Though large- and small-scale separatist movements and regional conflicts had been proliferated in the Southeast Asian region, ASEAN has yet taken a substantive humanitarian intervention policy or mediatory effort in order to manage human rights problems and conflict resolution. it results not only from a unique ‘ASEAN’ way of decision-making and non-intervention principle over domestic issues among member states, but also from the peculiarity of Southeast Asian countries that each country sensitively react with sovereignty-related matters. The weakness of the degree of institutionalization and the absence of compelling force not only cause intra-regional separatist movements and regional conflicts but also regional cooperation and integration among and between ASEAN member states in various issue domains. However, ASEAN recently began to change its policy from non-intervention principle to 'constructive intervention' or 'flexible engagement' over domestic issues. In particular, various types of intra-regional civic organizations started to reinforce the so-called 'engagement as the second track' in conjunction with human rights issue, human security, or regional development issue after intra-regional economic cooperations precipitously increased by ASEAN Free Trade Agreement.
As a consequence, a mission for the resolution of all the problems caused by separatist movements and regional conflicts in Southeast Asian countries and the establishment of intra-regional peace and stability in the dimension of conflict management become a preliminary mission for new regional cooperation between ASEAN and East Asian countries. In particular, since Southeast Asian countries tend to avoid intervention and coordination committed by superpower or external power because most of separatist movements and regional conflicts in Southeast Asian region was derived from their historical peculiarities inherited from their bitter experience of colonial rule in the past, mediation and coordination by the third-party country like Korea that shared same historical experience could be more effective.
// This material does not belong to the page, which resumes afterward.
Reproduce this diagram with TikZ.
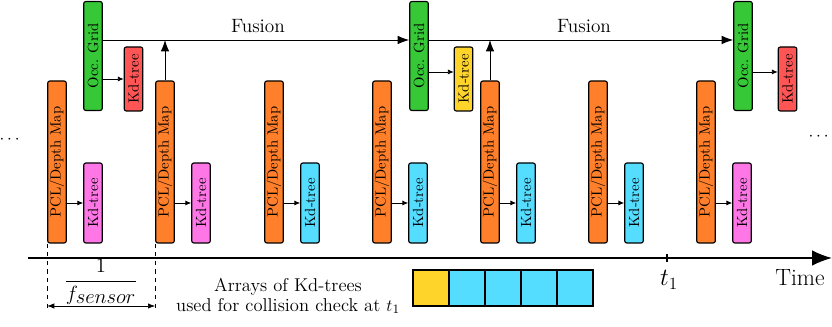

Korea has reinforced economic exchange and cooperation with Southeast Asian countries since the approval of 'Korea-ASEAN Free Trade Agreement' in 2007. Considering the 'New Asia Plan' announced by Korean government in 2009, Southeast Asian region was regarded as top-priority region in its policy-making. Therefore, based upon Korean experiences of economic development and conflict management as a divided nation, and the recent expansion of ODA (Official Development Asistace), Korea must actively participate in all the activities for relieving regional conflicts and reinforcing regional cooperations in Southeast Asian region.